Exercise directions -
Pick out all lines with the word "matplotlib" from the records that follow.

Rows from a dataset of charts and code:
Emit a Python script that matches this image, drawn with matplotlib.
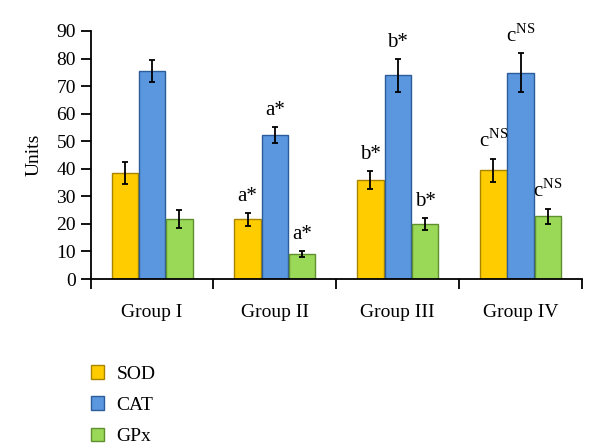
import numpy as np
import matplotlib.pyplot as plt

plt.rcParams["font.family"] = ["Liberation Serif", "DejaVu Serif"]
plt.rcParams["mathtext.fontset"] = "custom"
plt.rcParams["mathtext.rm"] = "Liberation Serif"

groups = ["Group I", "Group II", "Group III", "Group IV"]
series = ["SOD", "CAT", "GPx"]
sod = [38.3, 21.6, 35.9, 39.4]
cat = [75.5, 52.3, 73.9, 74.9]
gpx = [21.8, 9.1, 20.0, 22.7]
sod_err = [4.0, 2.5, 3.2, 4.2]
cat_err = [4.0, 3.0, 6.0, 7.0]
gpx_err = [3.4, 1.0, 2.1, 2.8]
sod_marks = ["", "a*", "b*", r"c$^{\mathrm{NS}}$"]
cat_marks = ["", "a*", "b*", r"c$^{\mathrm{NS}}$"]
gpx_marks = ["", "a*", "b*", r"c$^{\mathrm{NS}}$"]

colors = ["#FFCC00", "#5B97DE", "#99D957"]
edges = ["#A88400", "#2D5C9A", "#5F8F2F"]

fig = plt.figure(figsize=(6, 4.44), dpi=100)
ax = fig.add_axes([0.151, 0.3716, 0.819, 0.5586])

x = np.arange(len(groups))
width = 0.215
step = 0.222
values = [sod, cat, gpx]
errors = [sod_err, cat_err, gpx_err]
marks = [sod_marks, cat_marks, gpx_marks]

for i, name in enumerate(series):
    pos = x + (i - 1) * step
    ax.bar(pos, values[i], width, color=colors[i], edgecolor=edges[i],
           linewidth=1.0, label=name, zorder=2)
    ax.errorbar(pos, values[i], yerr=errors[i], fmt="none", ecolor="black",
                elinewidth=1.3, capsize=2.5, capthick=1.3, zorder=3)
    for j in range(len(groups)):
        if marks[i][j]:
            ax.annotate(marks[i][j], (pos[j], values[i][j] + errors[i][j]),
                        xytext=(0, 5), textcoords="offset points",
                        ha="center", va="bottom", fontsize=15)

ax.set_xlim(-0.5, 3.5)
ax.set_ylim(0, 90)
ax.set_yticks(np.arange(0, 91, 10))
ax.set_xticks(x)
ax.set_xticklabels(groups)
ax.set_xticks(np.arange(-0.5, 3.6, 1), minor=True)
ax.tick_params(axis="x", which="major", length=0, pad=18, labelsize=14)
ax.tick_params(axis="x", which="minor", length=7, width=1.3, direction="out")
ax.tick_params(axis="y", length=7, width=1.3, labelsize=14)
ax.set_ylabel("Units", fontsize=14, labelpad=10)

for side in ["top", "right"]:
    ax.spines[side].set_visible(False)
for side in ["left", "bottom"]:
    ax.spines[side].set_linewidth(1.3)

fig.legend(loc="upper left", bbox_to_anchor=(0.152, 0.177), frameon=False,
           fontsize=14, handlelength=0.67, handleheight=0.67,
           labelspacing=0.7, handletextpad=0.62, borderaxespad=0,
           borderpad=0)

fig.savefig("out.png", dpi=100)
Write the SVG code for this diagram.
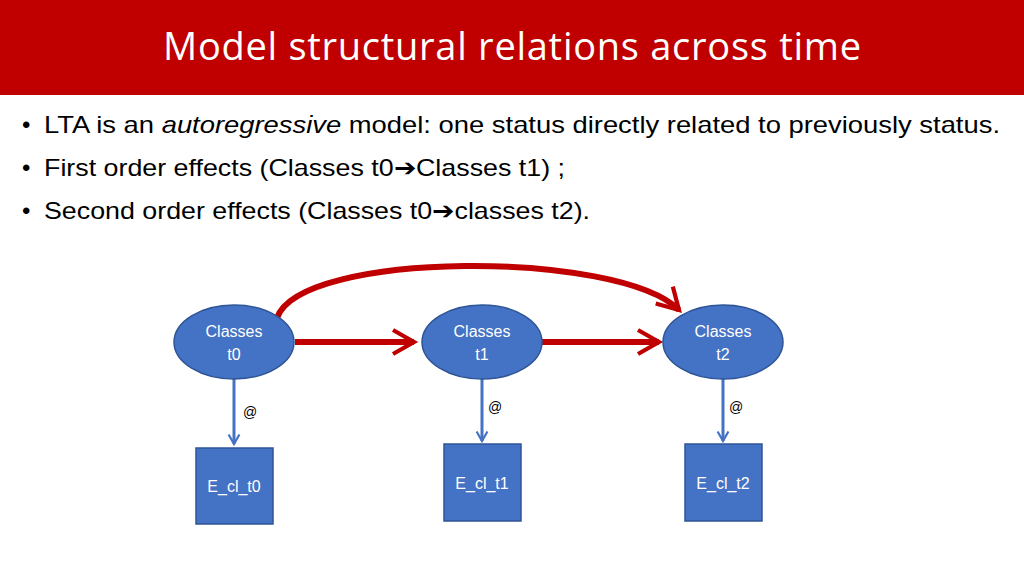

Solved exercise -
Emit a Python script that matches this image, drawn with matplotlib.
import matplotlib.pyplot as plt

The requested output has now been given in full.